= David Lawrence (writer) =

American comics writer

David Lawrence is an American writer most notable for his work in comics.

==Early career in comics==
Lawrence began working professionally in the field in the mid-1980s with a number of super hero and post-apocalyptic themes for Eternity Comics, Amazing and Pied Piper Comics. His most successful series was Ex-Mutants, which he co-created with artist Ron Lim. Ex-Mutants spawned several spin-off series, none of which achieved the same level of popularity. These included The New Humans, Wild Knights and Solo Ex-Mutants.
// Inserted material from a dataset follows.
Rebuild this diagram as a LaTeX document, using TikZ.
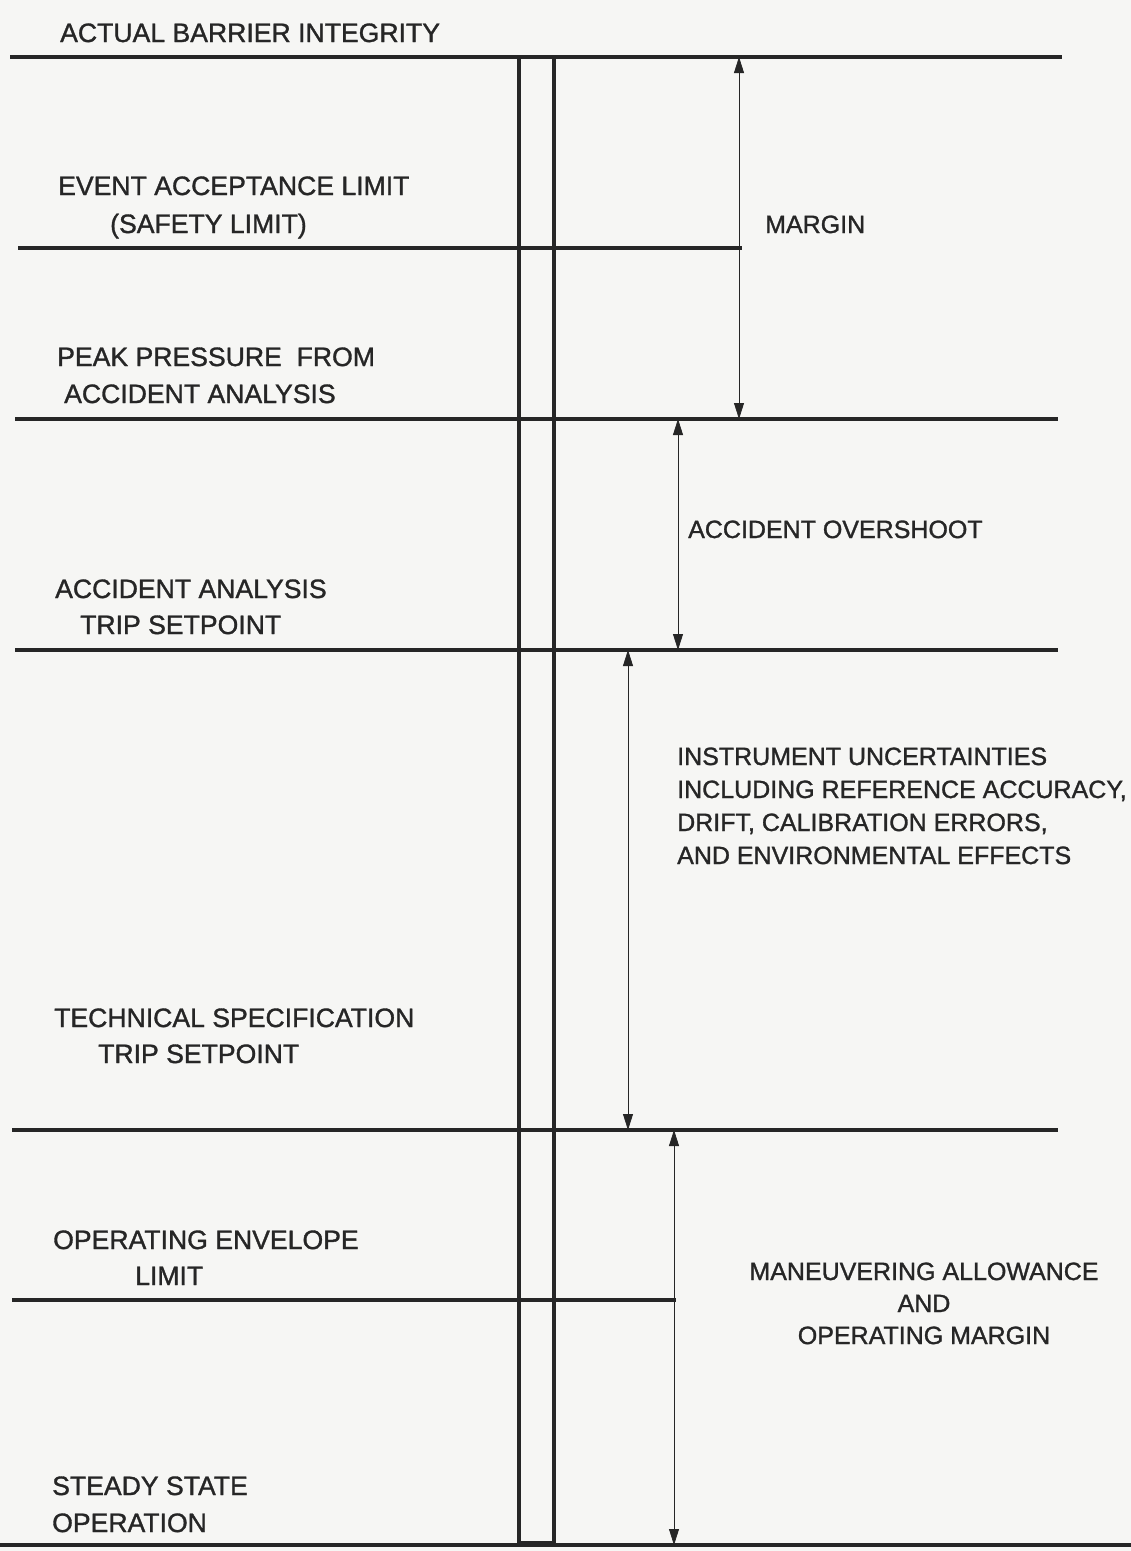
\documentclass[tikz,border=0pt]{standalone}
\usepackage{fontspec}
\setmainfont{Liberation Sans}[FakeBold=1.2]
\usetikzlibrary{arrows.meta}
\definecolor{ink}{RGB}{38,38,38}
\definecolor{paper}{RGB}{246,246,244}
\begin{document}
\begin{tikzpicture}[x=1pt,y=-1pt,
  lbl/.style={anchor=base west,inner sep=0pt,text=ink,font=\fontsize{26.6}{30}\selectfont},
  rlbl/.style={anchor=base west,inner sep=0pt,text=ink,font=\fontsize{25}{30}\selectfont},
  clbl/.style={anchor=base,inner sep=0pt,text=ink,font=\fontsize{25}{30}\selectfont},
  level/.style={draw=ink,line width=3.2pt},
  rail/.style={draw=ink,line width=3.8pt},
  dim/.style={draw=ink,line width=0.8pt,{Triangle[length=16pt,width=10pt]}-{Triangle[length=16pt,width=10pt]}}]
\fill[paper] (0,0) rectangle (1131,1551);
\useasboundingbox (0,0) rectangle (1131,1551);
% level lines
\coordinate (l1a) at (10,57);   \coordinate (l1b) at (1062,57);
\coordinate (l2a) at (18,248);  \coordinate (l2b) at (742,248);
\coordinate (l3a) at (15,419);  \coordinate (l3b) at (1058,419);
\coordinate (l4a) at (15,650);  \coordinate (l4b) at (1058,650);
\coordinate (l5a) at (12,1130); \coordinate (l5b) at (1058,1130);
\coordinate (l6a) at (12,1300); \coordinate (l6b) at (676,1300);
\coordinate (l7a) at (0,1545);  \coordinate (l7b) at (1131,1545);
\draw[level] (l1a) -- (l1b);
\draw[level] (l2a) -- (l2b);
\draw[level] (l3a) -- (l3b);
\draw[level] (l4a) -- (l4b);
\draw[level] (l5a) -- (l5b);
\draw[level] (l6a) -- (l6b);
\draw[level] (l7a) -- (l7b);
% column
\coordinate (ctl) at (519,56); \coordinate (ctr) at (554,56);
\coordinate (cbl) at (519,1543); \coordinate (cbr) at (554,1543);
\draw[rail] (ctl) -- (cbl);
\draw[rail] (ctr) -- (cbr);
\draw[rail] (cbl) -- (cbr);
% dimension arrows
\coordinate (m1) at (739,57);  \coordinate (m2) at (739,419);
\coordinate (o1) at (678,419); \coordinate (o2) at (678,650);
\coordinate (i1) at (628,650); \coordinate (i2) at (628,1130);
\coordinate (v1) at (674,1130);\coordinate (v2) at (674,1545);
\draw[dim] (m1) -- (m2);
\draw[dim] (o1) -- (o2);
\draw[dim] (i1) -- (i2);
\draw[dim] (v1) -- (v2);
% left labels
\node[lbl] (t1) at (60,42) {ACTUAL BARRIER INTEGRITY};
\node[lbl] (t2a) at (58,195) {EVENT ACCEPTANCE LIMIT};
\node[lbl] (t2b) at (110,233) {(SAFETY LIMIT)};
\node[lbl] (t3a) at (57,366) {PEAK PRESSURE\ \ FROM};
\node[lbl] (t3b) at (64,403) {ACCIDENT ANALYSIS};
\node[lbl] (t4a) at (55,598) {ACCIDENT ANALYSIS};
\node[lbl] (t4b) at (80,634) {TRIP SETPOINT};
\node[lbl] (t5a) at (54,1027) {TECHNICAL SPECIFICATION};
\node[lbl] (t5b) at (98,1063) {TRIP SETPOINT};
\node[lbl] (t6a) at (53,1249) {OPERATING ENVELOPE};
\node[lbl] (t6b) at (135,1285) {LIMIT};
\node[lbl] (t7a) at (52,1495) {STEADY STATE};
\node[lbl] (t7b) at (52,1532) {OPERATION};
% right labels
\node[rlbl] (r1) at (765,233) {MARGIN};
\node[rlbl] (r2) at (688,538) {ACCIDENT OVERSHOOT};
\node[rlbl] (r3a) at (677,765) {INSTRUMENT UNCERTAINTIES};
\node[rlbl] (r3b) at (677,798) {INCLUDING REFERENCE ACCURACY,};
\node[rlbl] (r3c) at (677,831) {DRIFT, CALIBRATION ERRORS,};
\node[rlbl] (r3d) at (677,864) {AND ENVIRONMENTAL EFFECTS};
\node[clbl] (r4a) at (924,1280) {MANEUVERING ALLOWANCE};
\node[clbl] (r4b) at (924,1312) {AND};
\node[clbl] (r4c) at (924,1344) {OPERATING MARGIN};
\end{tikzpicture}
\end{document}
He also wrote for several super-hero series at Innovation Comics, including Justice Machine and Hero Alliance. He was co-creator of the series Lunatic Fringe.

==Current==
Lawrence is currently the managing editor of Dabel Brothers Publishing. Current projects include overseeing adaptations of Jim Butcher's Dresden Files and Robert Jordan's The Wheel of Time and a new adventure in George RR Martin's Wild Cards series. He is also scripting Mercy Thompson: Homecoming along with novelist Patricia Briggs, and Cry Wolf, another Briggs adaptation. In talking about the comic, Lawrence says, Cry Wolf is the first novel in Patty's Alpha and Omega series. The series takes its name from Charles Cornick, an Alpha, who is the son of the Marrok and is his right-hand man. Anna Latham is the Omega. She was turned into a werewolf against her will under orders of the rogue leader of a Chicago wolf pack."